Torniamo a Baudrillard e alla sua guerra del golfo che non è mai esistita...
Ora, mi rendo conto che questa logica "à la Matrix" possa sembrare spinta (leggasi: un filo delirante), ma se la leggiamo come una provocazione e facciamo una carrellata di telegiornali in occasione di qualche sommossa, ci accorgiamo di una drammatica verità. Ovvero del fatto che, a meno che non ci sia un nutrito numero di morti (il jolly della notiziabilità, ma anche questo spesso non è sufficiente), eventi come quelli raccontati in Riot riscuotono ben poca attenzione (e quindi poca copertura) dai media. La preferenza va altrove, spesso sui fatti di cronaca o su notizie "più immediate" o "più vicine".
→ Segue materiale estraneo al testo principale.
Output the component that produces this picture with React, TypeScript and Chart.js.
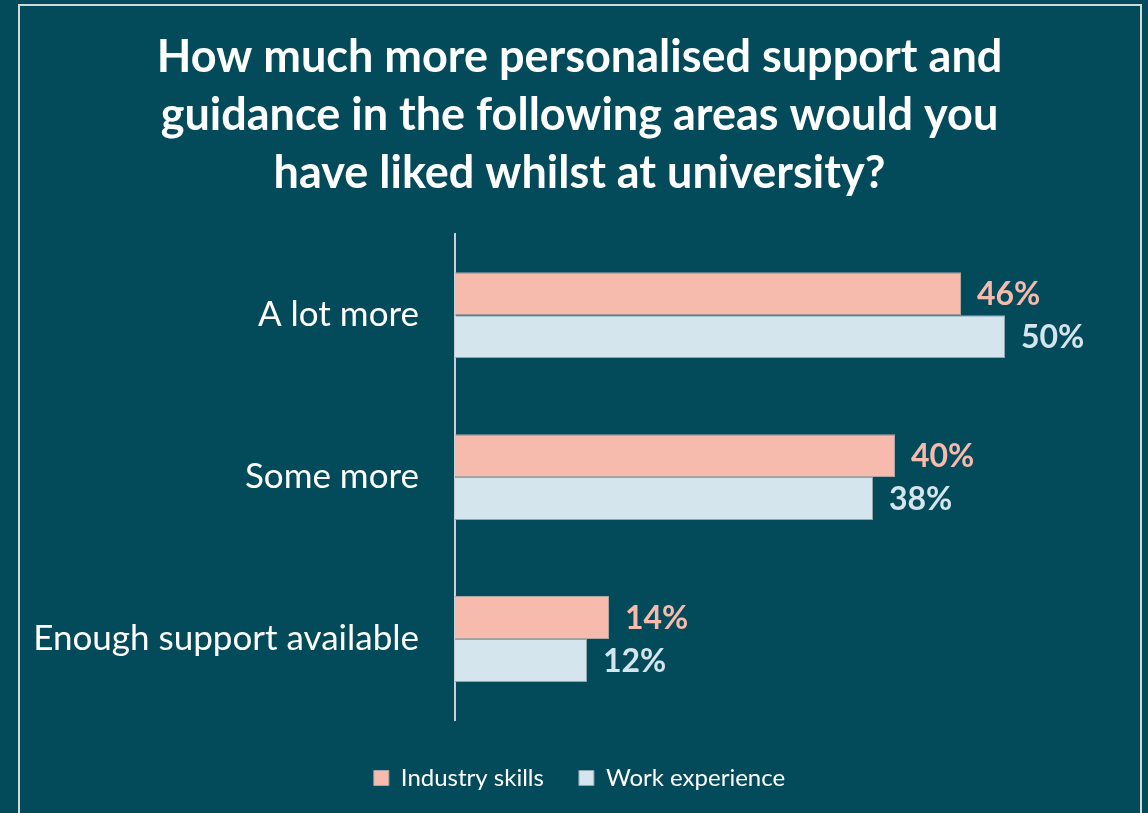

"Esplorare fa parte della natura del giocare"
Quindi la notizia della categoria che c'interessa o è manipolata (ritagliata, interpretata, travestita) o semplicemente non c'è. Un esempio per tutti, la secessione in atto in Ucraina. Cercate la notizia in uno qualsiasi dei media mainstream e, quando la trovate, quantificate la copertura. Dopodiché andate a compararle con le consuete notizie di gatti salvati, nonne trucidate o bestialità pronunciate dal politico di turno e traete le vostre conclusioni.
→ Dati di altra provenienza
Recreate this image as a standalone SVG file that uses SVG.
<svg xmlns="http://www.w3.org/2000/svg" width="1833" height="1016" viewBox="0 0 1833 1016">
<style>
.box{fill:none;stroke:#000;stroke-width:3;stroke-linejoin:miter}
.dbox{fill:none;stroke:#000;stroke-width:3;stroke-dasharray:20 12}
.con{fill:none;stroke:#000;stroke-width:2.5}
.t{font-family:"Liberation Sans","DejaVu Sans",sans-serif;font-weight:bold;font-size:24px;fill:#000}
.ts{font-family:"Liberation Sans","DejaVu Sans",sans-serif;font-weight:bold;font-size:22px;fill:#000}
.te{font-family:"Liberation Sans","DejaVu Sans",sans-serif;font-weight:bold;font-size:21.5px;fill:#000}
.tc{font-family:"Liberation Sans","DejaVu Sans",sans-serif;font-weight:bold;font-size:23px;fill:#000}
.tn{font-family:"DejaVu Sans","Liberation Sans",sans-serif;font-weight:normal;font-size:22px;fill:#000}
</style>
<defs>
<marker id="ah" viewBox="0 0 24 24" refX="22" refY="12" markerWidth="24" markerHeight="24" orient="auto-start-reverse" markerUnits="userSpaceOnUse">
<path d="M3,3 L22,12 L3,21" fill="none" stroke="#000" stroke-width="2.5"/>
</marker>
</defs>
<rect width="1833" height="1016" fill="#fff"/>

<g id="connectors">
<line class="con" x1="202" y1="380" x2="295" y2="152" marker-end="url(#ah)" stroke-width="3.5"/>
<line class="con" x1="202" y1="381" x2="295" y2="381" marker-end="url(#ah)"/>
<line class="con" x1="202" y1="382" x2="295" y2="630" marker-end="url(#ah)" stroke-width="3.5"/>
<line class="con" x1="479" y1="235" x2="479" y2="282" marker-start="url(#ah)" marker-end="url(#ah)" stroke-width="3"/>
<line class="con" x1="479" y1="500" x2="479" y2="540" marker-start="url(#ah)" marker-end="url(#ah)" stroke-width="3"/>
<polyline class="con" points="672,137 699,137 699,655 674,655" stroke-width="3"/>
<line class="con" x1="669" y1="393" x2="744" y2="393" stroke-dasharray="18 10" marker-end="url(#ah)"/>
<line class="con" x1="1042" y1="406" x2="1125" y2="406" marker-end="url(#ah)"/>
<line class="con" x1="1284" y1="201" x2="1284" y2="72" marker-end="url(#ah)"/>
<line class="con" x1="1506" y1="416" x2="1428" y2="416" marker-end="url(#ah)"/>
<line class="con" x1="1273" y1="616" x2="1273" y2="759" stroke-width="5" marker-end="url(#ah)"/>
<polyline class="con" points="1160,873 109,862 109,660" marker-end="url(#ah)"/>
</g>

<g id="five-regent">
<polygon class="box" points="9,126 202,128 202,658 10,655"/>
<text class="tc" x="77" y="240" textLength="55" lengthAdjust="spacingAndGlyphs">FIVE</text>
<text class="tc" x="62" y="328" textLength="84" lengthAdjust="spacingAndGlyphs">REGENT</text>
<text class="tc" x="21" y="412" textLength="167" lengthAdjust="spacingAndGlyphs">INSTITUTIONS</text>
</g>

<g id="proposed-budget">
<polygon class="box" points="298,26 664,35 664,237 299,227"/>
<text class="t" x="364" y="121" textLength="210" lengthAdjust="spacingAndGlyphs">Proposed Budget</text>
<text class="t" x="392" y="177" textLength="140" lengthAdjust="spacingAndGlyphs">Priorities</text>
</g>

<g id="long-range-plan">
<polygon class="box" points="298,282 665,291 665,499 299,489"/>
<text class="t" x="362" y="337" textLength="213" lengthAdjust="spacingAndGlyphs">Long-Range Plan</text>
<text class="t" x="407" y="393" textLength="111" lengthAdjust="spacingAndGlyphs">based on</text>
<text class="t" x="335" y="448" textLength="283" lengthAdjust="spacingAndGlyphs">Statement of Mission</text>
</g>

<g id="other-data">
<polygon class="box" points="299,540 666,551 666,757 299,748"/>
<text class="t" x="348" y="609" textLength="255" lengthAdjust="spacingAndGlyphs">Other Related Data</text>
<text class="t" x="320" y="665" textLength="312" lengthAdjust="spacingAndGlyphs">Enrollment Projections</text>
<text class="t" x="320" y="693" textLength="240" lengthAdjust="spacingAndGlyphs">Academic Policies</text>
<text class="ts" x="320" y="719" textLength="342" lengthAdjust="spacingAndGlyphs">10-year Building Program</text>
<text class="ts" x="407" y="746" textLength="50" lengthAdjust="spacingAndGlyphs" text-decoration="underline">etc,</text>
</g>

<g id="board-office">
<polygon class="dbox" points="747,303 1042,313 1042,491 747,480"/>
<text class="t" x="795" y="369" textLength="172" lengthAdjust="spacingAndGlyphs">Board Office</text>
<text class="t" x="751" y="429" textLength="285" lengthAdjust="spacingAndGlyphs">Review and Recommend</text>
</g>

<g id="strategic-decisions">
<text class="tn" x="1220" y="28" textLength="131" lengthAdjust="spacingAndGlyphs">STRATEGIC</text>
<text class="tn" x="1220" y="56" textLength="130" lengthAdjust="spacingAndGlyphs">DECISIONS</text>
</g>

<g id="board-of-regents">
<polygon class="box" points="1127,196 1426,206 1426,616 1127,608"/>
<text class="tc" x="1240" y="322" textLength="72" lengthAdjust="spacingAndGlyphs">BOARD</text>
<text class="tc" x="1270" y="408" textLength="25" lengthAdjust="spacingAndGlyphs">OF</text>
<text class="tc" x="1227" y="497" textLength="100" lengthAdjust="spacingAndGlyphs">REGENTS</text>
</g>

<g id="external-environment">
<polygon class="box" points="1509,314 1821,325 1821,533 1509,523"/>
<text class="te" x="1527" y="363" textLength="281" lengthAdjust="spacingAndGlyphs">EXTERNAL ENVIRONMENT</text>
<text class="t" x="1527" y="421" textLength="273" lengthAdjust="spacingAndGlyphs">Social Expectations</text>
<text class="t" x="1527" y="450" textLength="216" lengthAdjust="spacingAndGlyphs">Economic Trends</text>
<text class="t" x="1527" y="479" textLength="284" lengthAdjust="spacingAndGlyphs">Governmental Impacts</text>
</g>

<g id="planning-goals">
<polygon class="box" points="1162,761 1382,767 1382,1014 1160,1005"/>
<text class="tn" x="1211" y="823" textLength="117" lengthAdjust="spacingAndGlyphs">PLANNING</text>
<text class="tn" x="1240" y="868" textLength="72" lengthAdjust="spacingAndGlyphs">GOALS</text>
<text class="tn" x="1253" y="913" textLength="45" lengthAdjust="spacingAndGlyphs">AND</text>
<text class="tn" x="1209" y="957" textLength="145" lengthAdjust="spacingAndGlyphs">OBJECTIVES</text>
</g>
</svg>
La situazione non è nuova ma è sicuramente sottovalutata perché quando se ne parla non si ha la cura di snocciolare quelle che sono le conseguenze. Ovvero il fatto che la notizia come rapporto di un evento con certe caratteristiche di rilevanza viene sostituita da una produzione mediatica che segue logiche diverse, legate a criteri differenti. Fra questi non c'è solo l'audience ma anche tutti i fattori che lo seguono a cascata, come la disponibilità di immagini, la valenza spettacolare e la semplicità. Forse le provocazioni di Baudrillard non sono così lontane dalla realtà, dopotutto...
Il vecchio sogno di potersi informare dalla poltrona di casa (di fronte alla TV o sfogliando il giornale) non solo si è infranto ma si è pervertito in tutt'altro, portandosi dietro l'audience intellettualmente più debole.
I videogame dovrebbero salvarci da questo disastro?
No, non è tanto un ragionare al rialzo sulle intenzioni e sul lavoro concreto dei game designer, quanto un gettare uno sguardo su un sistema mediatico che semplicemente non trova più interessante (o profittevole ma questa è, ancora, un'altra storia) occuparsi di società e politica reale.
E allora ben venga che qualcun altro se ne occupi, magari con quell'entusiasmo e quella disillusione che solo la passione per il proprio lavoro può generare e che fa dimenticare logiche strettamente economiche.
I videogiochi sono ancora un medium giovane che esplora il mondo con curiosità e apertura (basti pensare a quanto è cresciuta la scena indie ultimamente). Forse lo sta facendo per cercare cosa sia più profittevole; o forse lo sta facendo perché esplorare fa parte della natura del giocare.